┌─ DATA EXCERPT

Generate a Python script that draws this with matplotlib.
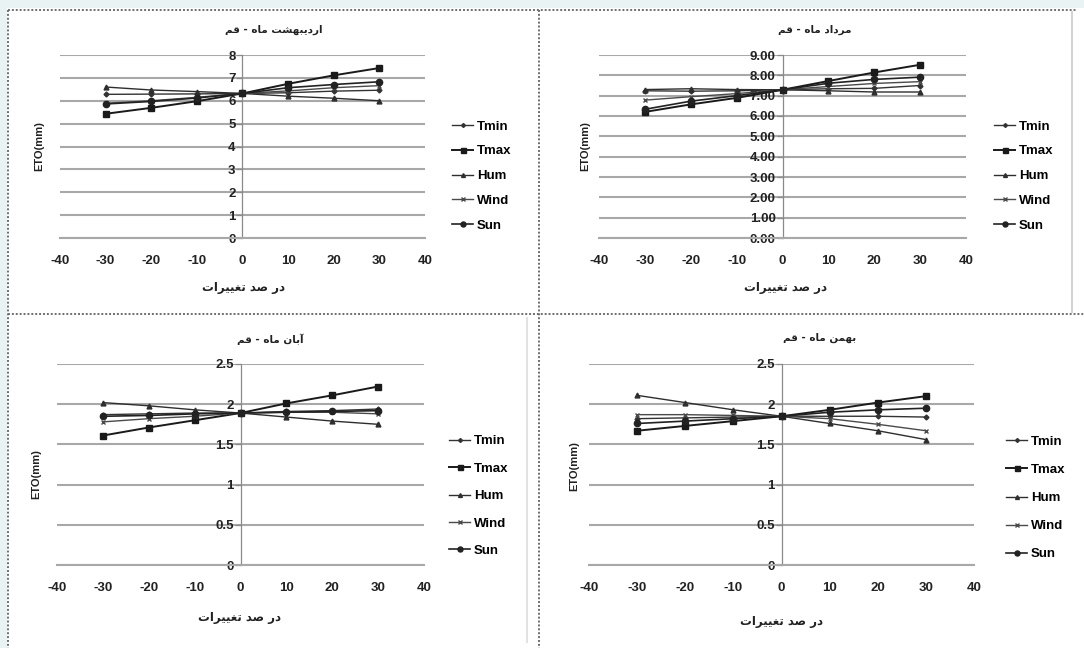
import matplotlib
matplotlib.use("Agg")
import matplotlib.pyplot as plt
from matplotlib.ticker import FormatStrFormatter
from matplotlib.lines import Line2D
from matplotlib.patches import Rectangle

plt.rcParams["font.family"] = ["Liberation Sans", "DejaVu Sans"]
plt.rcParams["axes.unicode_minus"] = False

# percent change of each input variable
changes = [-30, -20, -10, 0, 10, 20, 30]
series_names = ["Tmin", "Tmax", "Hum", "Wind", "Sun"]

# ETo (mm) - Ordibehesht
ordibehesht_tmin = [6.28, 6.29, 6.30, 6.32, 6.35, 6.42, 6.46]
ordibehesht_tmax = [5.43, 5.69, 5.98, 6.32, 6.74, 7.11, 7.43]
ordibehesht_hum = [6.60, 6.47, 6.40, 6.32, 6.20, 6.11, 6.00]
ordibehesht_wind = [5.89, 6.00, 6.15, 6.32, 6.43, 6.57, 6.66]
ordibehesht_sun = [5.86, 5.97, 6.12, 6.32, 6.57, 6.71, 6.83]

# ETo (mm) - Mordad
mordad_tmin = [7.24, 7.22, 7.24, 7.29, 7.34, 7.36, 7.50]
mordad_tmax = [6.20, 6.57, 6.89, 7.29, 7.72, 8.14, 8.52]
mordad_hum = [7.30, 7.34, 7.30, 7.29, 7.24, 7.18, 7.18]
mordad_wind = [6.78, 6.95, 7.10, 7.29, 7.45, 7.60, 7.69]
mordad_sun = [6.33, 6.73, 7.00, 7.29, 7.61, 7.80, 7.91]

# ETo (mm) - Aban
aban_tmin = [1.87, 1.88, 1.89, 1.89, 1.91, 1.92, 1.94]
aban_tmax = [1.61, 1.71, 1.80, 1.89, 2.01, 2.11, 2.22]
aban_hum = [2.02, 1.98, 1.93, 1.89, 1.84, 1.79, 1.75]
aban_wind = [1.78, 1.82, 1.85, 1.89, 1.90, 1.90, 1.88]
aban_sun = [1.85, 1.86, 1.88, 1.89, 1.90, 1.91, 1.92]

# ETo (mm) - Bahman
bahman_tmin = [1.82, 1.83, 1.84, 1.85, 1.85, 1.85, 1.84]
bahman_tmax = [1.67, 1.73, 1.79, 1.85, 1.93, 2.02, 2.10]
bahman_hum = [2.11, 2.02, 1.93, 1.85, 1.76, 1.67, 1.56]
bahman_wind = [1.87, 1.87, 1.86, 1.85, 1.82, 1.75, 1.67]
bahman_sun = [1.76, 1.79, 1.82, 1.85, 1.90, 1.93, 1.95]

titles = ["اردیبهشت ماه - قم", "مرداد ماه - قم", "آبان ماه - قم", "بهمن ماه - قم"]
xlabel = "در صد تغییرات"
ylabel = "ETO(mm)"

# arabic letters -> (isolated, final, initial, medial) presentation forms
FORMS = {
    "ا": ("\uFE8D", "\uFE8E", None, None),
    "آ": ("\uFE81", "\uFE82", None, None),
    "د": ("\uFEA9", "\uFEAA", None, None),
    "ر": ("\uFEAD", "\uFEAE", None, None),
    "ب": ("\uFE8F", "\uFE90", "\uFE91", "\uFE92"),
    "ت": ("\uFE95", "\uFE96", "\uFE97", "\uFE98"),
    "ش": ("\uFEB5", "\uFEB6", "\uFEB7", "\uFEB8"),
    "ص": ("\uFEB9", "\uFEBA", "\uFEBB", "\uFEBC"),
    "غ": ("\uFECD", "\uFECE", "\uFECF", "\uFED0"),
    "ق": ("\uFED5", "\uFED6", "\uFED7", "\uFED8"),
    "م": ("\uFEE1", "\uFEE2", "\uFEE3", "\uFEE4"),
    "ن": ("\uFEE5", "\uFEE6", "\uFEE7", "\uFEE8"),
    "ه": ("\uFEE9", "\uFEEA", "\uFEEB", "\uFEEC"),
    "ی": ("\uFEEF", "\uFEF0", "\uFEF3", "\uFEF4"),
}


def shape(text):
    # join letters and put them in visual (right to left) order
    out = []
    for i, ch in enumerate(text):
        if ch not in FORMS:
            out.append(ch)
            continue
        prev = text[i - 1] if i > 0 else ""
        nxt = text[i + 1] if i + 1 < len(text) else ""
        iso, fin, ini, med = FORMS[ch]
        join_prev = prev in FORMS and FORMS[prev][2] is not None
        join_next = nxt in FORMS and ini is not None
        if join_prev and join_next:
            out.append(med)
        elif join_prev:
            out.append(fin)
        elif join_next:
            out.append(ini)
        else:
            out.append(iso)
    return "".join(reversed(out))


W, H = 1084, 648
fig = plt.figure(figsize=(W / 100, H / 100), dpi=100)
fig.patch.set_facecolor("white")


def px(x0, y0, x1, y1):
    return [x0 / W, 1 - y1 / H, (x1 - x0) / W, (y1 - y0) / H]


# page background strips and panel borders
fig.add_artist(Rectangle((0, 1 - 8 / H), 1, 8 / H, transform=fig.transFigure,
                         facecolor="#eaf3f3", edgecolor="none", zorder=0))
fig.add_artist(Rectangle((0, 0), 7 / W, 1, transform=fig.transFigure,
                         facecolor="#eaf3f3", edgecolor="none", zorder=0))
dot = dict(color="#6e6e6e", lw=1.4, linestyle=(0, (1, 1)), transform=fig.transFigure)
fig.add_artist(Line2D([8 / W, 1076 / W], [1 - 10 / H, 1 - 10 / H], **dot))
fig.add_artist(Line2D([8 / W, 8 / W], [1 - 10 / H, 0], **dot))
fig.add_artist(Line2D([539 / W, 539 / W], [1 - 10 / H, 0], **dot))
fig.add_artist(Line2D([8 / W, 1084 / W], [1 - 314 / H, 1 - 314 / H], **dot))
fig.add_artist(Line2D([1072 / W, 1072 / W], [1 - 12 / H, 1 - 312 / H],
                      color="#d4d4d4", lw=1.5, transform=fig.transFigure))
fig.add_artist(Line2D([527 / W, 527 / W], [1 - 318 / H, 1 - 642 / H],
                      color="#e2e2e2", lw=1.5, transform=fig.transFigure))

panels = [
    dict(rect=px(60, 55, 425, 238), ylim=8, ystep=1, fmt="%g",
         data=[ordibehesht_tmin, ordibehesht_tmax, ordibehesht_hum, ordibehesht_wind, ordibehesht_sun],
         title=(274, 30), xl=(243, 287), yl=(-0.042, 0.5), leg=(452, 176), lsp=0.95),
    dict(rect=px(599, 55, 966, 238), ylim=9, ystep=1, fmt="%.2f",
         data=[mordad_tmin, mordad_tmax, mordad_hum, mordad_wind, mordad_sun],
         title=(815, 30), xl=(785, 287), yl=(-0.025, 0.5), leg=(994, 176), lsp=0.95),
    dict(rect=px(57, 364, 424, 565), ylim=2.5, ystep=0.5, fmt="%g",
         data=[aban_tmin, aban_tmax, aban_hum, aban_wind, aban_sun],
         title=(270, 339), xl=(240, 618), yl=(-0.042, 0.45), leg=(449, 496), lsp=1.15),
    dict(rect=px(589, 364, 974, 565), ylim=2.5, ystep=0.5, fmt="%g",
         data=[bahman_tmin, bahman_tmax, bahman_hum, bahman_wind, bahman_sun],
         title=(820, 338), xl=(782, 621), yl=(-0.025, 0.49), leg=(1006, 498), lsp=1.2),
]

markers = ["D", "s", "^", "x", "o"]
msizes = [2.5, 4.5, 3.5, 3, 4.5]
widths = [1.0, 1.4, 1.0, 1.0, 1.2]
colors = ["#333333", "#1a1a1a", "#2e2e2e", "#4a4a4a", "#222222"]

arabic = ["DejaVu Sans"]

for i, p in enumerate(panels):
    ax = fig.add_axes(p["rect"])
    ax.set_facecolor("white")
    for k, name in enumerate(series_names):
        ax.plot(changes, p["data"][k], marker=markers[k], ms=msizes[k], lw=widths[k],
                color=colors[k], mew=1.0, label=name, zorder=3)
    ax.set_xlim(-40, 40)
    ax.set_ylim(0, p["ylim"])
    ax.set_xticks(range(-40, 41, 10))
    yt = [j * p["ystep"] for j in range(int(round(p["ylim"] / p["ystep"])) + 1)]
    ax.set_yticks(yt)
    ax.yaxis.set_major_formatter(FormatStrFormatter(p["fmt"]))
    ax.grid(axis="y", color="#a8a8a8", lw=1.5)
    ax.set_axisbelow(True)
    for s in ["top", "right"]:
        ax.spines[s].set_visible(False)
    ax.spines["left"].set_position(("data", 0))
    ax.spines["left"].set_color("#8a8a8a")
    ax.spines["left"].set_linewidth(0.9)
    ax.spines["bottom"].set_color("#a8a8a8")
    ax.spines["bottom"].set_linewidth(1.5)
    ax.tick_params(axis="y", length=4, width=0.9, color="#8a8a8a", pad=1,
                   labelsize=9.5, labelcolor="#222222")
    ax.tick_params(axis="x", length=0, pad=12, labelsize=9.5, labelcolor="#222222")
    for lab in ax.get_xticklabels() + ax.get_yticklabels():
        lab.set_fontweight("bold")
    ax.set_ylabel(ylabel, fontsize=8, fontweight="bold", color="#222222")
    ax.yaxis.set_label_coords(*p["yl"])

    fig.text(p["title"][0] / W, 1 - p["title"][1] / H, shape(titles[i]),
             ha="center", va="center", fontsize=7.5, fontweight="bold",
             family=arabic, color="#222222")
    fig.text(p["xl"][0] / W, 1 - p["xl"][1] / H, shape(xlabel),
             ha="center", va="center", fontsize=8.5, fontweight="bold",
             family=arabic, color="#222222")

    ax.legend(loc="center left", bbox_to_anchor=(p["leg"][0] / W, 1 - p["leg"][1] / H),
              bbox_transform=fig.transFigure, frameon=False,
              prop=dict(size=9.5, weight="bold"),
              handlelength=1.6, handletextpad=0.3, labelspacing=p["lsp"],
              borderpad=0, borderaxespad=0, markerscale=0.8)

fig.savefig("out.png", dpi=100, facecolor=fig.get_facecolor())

└─

#### WHAT IS ASKED:
Determine how many lines of the listing above hold the word "matplotlib". Report that number without anything else.

#### ANSWER IN FULL:
7